La cultura de la corrupción
Los humanos interactuamos entre esferas de integridad y deshonestidad. Partiendo del entendimiento de la diferencia entre lo que es de uno y lo que no es, la contienda entre conductas íntegras y deshonestas se da en el intercambio material, los vínculos de las parejas, la escuela, el trabajo, los deportes y, en el gobierno, en el manejo de los dineros de los contribuyentes que deben estar destinados al servicio del interés público.
Los impulsores de la corrupción son la ambición por el dinero y el ejercicio del poder. Lord Acton ya lo expresó: “El poder corrompe, y el poder absoluto corrompe absolutamente”. El ejercicio del poder va de la mano con el oportunismo para captar los negocios del Estado empresario y con las prebendas y protecciones especiales que se dan en ausencia de la libre competencia. Para justificar estas acciones existen también las “razones de Estado” que muchas veces no pasan de ser maniobras para proteger los rabos de paja de los gobernantes.
La ausencia de institucionalidad contribuye a estos quebrantos. La cartelización del poder abre el camino para que oferentes y quienes deciden sobre los bienes y servicios a contratar enhebren entre sí y con sus allegados y testaferros las rentas extraordinarias que se originan en las coimas y sobreprecios de los negocios estatales. En el extremo, y como producto de la degradación ética y la falencia institucional, los gobernantes corruptos emplean tácticas y estrategias propias del
crimen organizado que toma la opción de ser la ley (a través de la conquista del poder) antes que estar al margen de esta. En nuestra historia reciente, la expoliación extrema se ha dado por el dominio del socialismo del siglo XXI, ideología practicada por organizaciones delictivas que asumieron el poder basando sus promesas en el populismo de izquierda; son grupúsculos que surgieron como consecuencia del quebranto del antiguo régimen de partidos tradicionales en el que sus actores también usaron el poder para sus propios fines.

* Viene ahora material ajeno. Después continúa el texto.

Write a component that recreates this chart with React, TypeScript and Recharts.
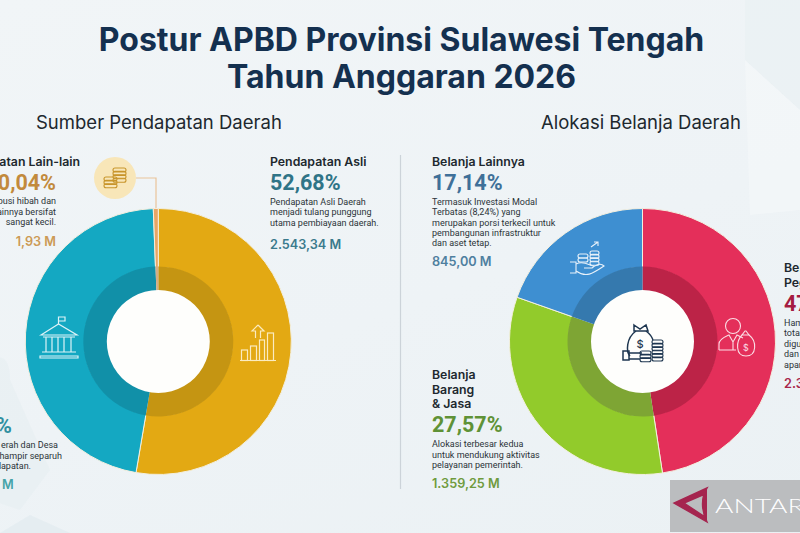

La corrupción y la honestidad son antípodas; culturas que no se encuentran jamás. En Ecuador, es lamentable tener que admitirlo, se ha asentado la cultura de la corrupción que va desde el billete pasado al guardia de tránsito hasta los megaproyectos innecesarios. Enfrentados a la justicia, hoy los protagonistas de los actos de corrupción que forman parte de las leyendas urbanas y de los procesos instaurados reclaman el debido proceso que jamás le otorgaron a quienes caían en el ámbito de su displicencia política. Frente a la barbarie quedan siempre firmes las lecciones que recibimos de nuestros mayores en el sentido de que la cultura de la honestidad empieza en casa y que debe ser reforzada en la escuela y en todas las instancias educativas. La transparencia, la rendición efectiva de cuentas, los castigos ejemplares incluyendo la incautación de las fortunas mal habidas, el repudio social a las conductas delictivas, el imperio de la ley y de la justicia independiente, y el ejercicio pleno de la libertad ética son los poderosos antídotos con los que contamos para cambiar la cultura y transitar firmemente por los caminos de la integridad individual y colectiva.